I arrived in Martensville safe and sound, happy to dismount for a few hours and have lunch with my mom and dad.

Due to some prearranged supper plans, though, I had to hit the road before too long. I took a different, safer, route home and aside from riding through a brief bug storm, (thankfully I had my mouth closed at the time,) arrived back at my house in one piece.

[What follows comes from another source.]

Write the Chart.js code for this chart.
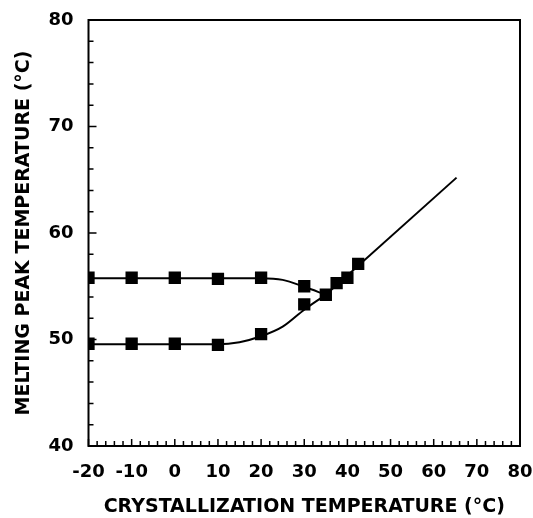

The round trip took 3 hours, 17 minutes and made me wonder where else these wheels can take me this summer.


Russ said...

Feels good doesn't it? Up until 6 months ago I don't think I had ever ridden more than 10 miles at a time, but then in March when my co-worker announced his plan of quitting his job and riding his bike from here (San Diego) to Boston, I decided to join him for a week. It was an ambitious decision, but turned out to be an amazing trip, proving what you can do when you decide that you really want to do it. It ended up being 400 miles in 7 day, and an experience I'll never forget. And even when I was training I never even went on more than a 3 hour ride, which means that you could ride your bike 400 miles (or 4000) too! :)

Carmen Klassen said...

Hi Russ,
Thanks for the comment. Congrats on riding 400 miles! What an accomplishment.

Anonymous said...

The group of riders you saw likely was the Horizon 100 cycling group. Next May, you should join with the Monday night women's ride, which will introduce you to the skills to ride in a nice group like that.